2020 County Report for South Hampshire

Martin Rand

This year I was expecting a relaxation in recording, but we’ve managed to tally nearly 14,000 vice-county records and add 25,000 records to the DDb. Many people (myself included) discovered things they didn’t know about their immediate area.

I am building a VCR support team that is less formal than joint recordership, but I’m hoping that a successor emerges in the next couple of years. Team member Bob Wardell has systematically recorded around Portsmouth city, an area rather neglected in recent recording, while Phil Collier has made good records farther west; the most extraordinary must be the first mainland record of Dianthus gallicus in a small coastal dune. The interval between lockdowns let us do some recording together on the coast and in the New Forest, improving records for Atriplex × gustafssoniana and Salicornia species.

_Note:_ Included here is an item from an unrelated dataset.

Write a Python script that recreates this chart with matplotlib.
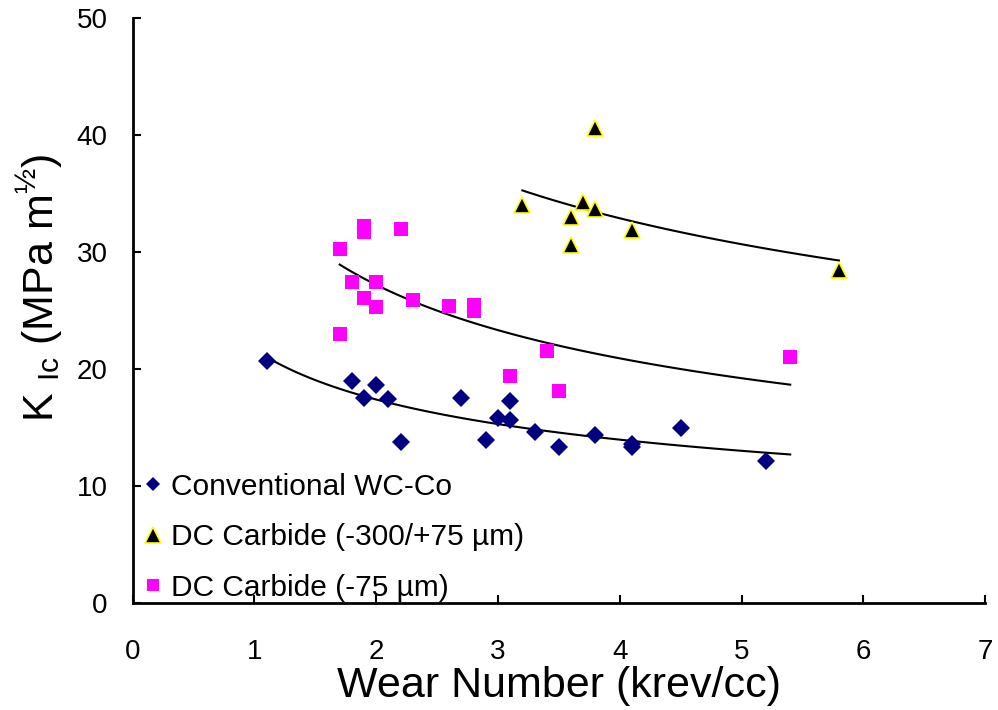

I was pleased to find Spartina maritima in a spot where it was last recorded 60 years ago; it is nearly extinct elsewhere in the county.

Formal field meetings were cancelled but I ran a Zoom workshop on plant families, and this was popular; three more, and one on conifers, are planned for 2021. I’m also hosting Zoom social sessions for local botanists to keep in touch every month or two.

I am developing the Hants Plants web site to enhance participation and cater for new projects, and with the team’s collaboration, developing analysis and GIS for the county database. Via Hampshire Cultural Trust we are also hoping for resources to digitise the Winchester herbarium.